Session: Benchmarking & cross-cutting Group 1 (Isotope modelling, COMPARE)
Author: Kaustubh Thirumalai / email@example.com / The University of Texas at Austin
Co-author: Martin Puy, The University of Texas at Austin;
Pedro DiNezio, The University of Texas at Austin;
Jessica E Tierney, The University of Arizona;
Mahyar Mohtadi, MARUM, University of Bremen;
Models project increased year-to-year climate variability in the equatorial Indian Ocean in response to greenhouse gas warming. This response has been attributed to changes in the mean climate of the Indian Ocean associated with the zonal sea-surface temperature (SST) gradient. According to these studies, air-sea coupling is enhanced due to a stronger SST gradient driving anomalous easterlies that shoal the thermocline in the eastern Indian Ocean. We propose that this relationship between the variability and the zonal SST gradient is consistent across different mean climate states. We test this hypothesis using simulations of past and future climate performed with the Community Earth System Model Version 1 (CESM1).
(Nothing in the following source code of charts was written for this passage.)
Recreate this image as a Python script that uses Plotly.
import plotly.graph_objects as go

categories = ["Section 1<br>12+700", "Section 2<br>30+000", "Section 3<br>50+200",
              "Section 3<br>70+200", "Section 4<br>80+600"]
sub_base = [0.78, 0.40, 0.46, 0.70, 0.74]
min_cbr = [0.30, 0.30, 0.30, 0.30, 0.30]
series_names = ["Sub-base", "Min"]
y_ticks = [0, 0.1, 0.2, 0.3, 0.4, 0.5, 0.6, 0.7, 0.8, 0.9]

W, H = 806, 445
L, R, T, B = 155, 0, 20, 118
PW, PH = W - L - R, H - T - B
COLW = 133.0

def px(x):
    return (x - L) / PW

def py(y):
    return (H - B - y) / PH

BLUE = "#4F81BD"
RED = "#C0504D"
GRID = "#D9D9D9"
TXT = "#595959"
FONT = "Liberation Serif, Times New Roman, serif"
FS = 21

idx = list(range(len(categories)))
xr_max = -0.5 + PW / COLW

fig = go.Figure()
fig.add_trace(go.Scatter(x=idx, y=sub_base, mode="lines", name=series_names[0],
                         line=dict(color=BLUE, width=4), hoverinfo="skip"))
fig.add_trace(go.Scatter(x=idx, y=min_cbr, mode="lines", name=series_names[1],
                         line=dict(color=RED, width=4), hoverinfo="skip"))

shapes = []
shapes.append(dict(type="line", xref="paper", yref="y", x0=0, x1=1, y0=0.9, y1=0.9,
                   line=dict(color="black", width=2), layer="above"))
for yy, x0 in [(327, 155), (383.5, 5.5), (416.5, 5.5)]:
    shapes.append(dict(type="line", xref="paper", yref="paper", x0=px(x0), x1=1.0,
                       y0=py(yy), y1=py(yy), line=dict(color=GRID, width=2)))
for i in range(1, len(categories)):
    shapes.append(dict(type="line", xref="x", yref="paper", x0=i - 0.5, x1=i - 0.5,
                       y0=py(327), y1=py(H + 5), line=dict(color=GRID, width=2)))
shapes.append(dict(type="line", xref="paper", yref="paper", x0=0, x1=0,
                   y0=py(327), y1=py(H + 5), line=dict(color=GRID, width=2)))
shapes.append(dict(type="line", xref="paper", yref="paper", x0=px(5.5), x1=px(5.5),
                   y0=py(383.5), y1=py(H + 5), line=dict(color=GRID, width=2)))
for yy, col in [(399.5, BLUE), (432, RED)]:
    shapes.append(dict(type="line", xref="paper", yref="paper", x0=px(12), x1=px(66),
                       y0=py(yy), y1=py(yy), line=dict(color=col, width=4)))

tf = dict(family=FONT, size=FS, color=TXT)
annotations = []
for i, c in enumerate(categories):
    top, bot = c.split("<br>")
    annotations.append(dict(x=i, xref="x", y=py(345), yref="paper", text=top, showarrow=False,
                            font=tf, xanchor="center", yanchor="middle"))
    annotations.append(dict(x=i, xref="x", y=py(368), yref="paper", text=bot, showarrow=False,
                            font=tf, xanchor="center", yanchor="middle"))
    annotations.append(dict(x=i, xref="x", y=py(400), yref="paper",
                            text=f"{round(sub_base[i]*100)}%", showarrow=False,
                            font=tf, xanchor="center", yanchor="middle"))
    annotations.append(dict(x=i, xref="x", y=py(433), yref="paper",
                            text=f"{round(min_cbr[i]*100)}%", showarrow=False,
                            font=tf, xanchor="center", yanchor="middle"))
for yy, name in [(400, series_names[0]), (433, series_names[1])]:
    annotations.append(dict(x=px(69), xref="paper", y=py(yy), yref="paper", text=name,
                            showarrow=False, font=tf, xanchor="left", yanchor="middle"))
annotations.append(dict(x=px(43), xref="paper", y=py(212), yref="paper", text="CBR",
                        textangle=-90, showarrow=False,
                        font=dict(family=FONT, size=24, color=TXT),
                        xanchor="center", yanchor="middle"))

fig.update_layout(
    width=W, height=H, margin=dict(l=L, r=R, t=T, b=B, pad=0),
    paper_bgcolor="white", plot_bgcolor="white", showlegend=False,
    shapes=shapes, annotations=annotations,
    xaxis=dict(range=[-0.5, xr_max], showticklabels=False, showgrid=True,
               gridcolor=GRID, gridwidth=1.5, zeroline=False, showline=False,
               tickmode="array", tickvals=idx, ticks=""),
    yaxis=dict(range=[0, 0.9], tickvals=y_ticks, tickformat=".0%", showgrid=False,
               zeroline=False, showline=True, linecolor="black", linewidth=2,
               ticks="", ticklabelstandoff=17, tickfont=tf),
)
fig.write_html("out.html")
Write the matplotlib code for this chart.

We constrain the realism of the model for the Last Glacial Maximum (LGM) where CESM1 simulates a mean climate consistent with a stronger SST gradient, agreeing with proxy reconstructions. CESM1 also simulates a pronounced increase in seasonal and interannual variability. We develop new estimates of seasonal-to-interannual climate variability at the LGM using δ18O analysis of individual foraminifera which indicates a marked increase in δ18O-variance during the LGM and strongly supports the simulations. This agreement further supports the dynamics linking year-to-year variability and an altered SST gradient, increasing our confidence in model projections.